**Short problem**
Pictures are to be left out. Copy exactly the lines from the one containing "Write the Apache ECharts code for this chart." to the one containing "5, 7.5, 10];", both ends kept.

**Charts and diagrams as code**
************

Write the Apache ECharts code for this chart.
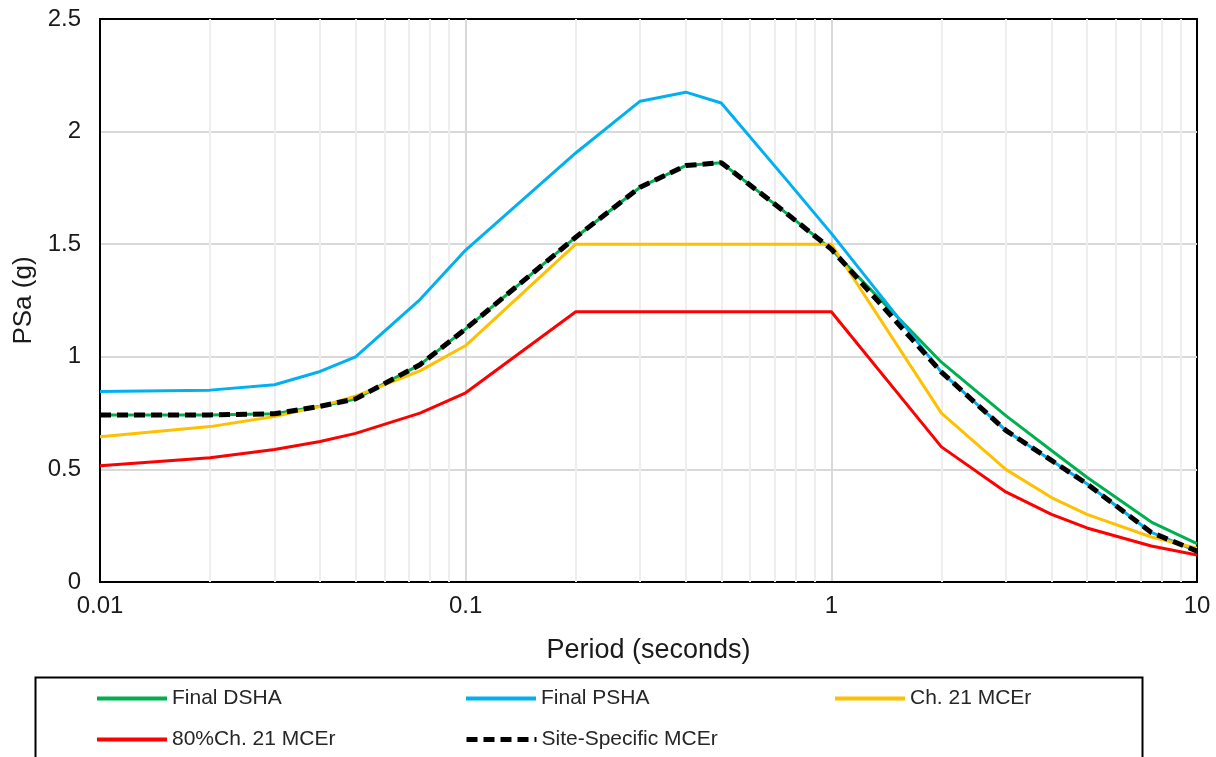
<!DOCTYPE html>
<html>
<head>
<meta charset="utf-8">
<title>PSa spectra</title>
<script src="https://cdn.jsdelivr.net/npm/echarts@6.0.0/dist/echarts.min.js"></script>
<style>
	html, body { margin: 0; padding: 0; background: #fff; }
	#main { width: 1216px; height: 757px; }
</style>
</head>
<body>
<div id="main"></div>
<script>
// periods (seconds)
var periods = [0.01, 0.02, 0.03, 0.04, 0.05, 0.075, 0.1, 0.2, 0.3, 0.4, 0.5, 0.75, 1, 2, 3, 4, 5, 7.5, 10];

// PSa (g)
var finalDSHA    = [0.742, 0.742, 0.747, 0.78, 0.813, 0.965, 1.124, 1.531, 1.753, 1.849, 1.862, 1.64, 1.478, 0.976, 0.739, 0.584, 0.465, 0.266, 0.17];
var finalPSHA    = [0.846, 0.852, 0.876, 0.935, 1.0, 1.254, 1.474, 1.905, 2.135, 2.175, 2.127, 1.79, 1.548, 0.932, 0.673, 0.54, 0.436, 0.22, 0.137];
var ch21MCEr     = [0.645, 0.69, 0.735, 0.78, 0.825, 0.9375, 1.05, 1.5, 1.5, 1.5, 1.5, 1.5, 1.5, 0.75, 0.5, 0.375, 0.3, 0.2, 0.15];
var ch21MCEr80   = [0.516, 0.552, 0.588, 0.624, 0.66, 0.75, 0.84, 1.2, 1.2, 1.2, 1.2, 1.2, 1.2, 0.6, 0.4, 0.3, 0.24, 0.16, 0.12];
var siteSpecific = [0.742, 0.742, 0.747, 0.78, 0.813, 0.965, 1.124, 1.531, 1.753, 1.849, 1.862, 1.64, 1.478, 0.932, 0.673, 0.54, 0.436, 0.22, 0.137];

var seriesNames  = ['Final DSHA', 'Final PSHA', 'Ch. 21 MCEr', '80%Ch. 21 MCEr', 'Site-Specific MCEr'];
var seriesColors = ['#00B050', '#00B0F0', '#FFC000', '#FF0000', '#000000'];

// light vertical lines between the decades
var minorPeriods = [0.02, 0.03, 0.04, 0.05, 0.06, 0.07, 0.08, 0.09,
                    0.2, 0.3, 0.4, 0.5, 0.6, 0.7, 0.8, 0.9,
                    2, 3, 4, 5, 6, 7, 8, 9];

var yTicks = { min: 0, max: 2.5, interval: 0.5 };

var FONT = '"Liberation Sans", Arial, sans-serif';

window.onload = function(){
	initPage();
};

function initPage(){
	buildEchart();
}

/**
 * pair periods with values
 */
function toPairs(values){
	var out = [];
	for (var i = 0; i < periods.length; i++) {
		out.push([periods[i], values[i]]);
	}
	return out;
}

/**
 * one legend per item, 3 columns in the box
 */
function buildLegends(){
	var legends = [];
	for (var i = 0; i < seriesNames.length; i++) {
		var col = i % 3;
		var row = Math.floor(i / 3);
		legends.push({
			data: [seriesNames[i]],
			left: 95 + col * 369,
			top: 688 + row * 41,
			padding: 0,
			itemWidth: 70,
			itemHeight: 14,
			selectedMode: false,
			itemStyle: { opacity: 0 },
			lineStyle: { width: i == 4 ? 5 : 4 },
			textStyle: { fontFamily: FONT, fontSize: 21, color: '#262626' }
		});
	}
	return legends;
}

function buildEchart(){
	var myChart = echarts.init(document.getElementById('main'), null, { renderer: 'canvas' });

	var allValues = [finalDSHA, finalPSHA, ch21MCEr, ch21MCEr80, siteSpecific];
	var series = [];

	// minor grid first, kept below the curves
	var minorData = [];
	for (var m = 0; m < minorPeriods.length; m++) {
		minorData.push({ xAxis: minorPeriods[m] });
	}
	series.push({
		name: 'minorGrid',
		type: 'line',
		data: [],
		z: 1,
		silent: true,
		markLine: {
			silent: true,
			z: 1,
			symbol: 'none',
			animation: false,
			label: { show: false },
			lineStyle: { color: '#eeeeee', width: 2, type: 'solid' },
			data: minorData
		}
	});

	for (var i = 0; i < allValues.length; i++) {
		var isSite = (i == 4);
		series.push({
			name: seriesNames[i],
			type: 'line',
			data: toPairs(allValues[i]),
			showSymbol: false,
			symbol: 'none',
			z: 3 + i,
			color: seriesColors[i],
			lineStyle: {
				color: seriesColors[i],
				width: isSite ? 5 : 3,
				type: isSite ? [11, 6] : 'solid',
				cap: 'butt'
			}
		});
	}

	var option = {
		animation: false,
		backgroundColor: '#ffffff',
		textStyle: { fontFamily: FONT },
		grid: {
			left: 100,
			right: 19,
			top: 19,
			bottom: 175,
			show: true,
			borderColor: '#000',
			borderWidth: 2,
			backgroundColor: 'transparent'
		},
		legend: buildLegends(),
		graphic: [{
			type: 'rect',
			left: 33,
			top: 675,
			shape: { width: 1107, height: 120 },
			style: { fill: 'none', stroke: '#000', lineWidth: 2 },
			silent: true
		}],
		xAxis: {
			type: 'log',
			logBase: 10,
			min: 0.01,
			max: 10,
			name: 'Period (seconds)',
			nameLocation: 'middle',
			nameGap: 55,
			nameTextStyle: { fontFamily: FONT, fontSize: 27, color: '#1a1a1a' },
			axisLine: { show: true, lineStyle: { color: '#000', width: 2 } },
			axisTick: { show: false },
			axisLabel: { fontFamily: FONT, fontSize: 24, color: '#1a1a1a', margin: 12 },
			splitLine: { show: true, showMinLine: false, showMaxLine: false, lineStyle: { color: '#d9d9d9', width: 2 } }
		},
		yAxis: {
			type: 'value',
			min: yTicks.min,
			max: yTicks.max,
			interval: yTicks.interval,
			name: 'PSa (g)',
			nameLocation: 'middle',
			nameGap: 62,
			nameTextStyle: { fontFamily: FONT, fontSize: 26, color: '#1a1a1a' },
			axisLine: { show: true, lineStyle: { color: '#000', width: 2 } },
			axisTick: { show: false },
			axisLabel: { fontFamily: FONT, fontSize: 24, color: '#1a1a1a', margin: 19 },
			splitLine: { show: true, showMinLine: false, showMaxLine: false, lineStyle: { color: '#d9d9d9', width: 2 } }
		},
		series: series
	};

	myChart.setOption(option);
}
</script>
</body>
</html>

************

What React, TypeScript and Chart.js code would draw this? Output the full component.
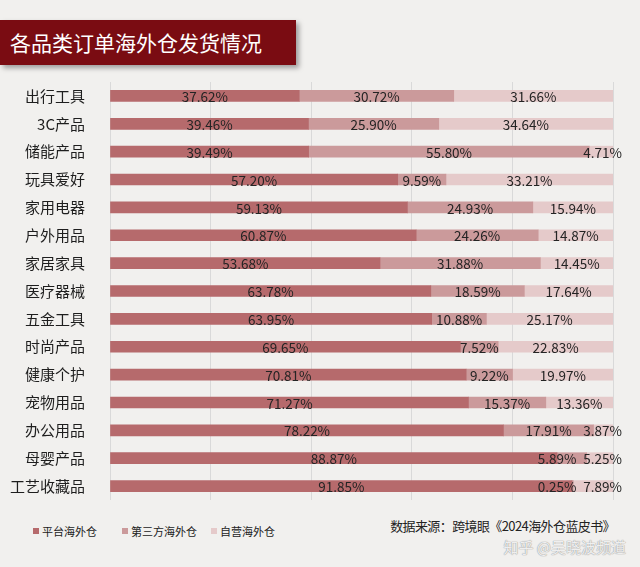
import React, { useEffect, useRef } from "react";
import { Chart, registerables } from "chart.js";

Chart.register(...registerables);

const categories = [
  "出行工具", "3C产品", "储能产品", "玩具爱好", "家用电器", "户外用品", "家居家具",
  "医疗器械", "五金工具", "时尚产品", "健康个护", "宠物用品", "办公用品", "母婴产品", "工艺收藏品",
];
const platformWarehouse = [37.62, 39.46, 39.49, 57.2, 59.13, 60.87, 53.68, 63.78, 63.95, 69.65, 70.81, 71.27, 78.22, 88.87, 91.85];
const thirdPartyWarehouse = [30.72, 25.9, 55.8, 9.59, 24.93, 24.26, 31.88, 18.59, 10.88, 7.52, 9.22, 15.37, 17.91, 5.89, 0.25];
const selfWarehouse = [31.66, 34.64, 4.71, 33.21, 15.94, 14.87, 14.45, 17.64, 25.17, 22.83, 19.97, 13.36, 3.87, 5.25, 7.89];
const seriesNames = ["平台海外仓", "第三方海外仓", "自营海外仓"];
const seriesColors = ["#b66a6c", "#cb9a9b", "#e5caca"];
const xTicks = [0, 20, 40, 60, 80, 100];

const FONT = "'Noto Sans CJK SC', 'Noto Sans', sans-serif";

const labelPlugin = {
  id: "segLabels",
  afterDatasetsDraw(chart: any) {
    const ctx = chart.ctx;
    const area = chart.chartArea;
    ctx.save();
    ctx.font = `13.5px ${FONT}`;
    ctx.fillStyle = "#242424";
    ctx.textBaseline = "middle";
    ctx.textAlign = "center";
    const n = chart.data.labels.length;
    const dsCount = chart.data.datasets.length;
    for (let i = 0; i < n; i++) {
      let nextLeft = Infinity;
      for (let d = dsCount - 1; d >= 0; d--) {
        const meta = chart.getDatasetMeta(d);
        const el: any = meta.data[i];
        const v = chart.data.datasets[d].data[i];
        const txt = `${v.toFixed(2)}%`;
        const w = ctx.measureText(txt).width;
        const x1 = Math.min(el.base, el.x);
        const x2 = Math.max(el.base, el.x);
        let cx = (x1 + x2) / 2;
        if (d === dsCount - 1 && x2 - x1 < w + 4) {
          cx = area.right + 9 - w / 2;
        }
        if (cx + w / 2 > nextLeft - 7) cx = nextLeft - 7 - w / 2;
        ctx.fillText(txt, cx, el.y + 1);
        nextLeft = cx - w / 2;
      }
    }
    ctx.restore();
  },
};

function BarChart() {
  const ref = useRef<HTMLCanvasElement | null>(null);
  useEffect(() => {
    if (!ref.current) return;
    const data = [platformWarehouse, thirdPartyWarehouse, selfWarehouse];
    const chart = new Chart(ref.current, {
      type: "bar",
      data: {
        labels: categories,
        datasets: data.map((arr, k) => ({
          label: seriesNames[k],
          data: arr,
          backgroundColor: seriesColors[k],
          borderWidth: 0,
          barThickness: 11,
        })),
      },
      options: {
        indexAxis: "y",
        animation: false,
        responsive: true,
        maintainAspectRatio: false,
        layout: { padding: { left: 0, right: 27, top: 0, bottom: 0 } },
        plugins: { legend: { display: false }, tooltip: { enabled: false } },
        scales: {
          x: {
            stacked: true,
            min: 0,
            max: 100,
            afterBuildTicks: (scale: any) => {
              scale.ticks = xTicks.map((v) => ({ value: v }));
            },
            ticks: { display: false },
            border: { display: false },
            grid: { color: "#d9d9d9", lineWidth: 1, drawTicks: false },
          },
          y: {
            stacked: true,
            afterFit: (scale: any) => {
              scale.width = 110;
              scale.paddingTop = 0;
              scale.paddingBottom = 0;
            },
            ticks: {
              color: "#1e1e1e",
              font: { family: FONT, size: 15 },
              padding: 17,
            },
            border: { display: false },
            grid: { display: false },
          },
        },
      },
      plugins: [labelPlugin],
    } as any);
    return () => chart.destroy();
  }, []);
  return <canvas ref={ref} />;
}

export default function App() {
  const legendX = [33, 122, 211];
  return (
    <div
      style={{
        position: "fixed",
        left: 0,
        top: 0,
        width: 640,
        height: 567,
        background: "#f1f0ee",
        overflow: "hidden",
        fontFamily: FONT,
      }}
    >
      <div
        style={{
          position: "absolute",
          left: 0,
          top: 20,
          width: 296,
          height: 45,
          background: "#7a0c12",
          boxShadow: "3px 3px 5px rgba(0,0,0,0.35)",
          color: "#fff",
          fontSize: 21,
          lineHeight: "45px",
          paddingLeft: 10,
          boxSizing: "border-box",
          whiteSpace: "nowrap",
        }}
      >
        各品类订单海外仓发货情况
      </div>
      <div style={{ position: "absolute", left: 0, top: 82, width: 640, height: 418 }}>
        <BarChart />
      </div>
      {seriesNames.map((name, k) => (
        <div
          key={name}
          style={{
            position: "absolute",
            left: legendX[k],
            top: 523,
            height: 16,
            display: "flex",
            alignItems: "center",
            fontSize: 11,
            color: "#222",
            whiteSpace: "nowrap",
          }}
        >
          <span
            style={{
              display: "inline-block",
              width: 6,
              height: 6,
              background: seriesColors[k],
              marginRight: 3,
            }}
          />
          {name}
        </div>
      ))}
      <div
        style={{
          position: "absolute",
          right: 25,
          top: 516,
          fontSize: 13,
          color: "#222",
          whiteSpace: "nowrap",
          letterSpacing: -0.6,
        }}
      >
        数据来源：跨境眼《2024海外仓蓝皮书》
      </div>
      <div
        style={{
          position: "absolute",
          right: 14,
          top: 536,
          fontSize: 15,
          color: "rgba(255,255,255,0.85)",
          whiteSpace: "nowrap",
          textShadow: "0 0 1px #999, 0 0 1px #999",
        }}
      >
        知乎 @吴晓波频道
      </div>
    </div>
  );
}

************

**Task result**
Write the Apache ECharts code for this chart.
<!DOCTYPE html>
<html>
<head>
<meta charset="utf-8">
<title>PSa spectra</title>
<script src="https://cdn.jsdelivr.net/npm/echarts@6.0.0/dist/echarts.min.js"></script>
<style>
	html, body { margin: 0; padding: 0; background: #fff; }
	#main { width: 1216px; height: 757px; }
</style>
</head>
<body>
<div id="main"></div>
<script>
// periods (seconds)
var periods = [0.01, 0.02, 0.03, 0.04, 0.05, 0.075, 0.1, 0.2, 0.3, 0.4, 0.5, 0.75, 1, 2, 3, 4, 5, 7.5, 10];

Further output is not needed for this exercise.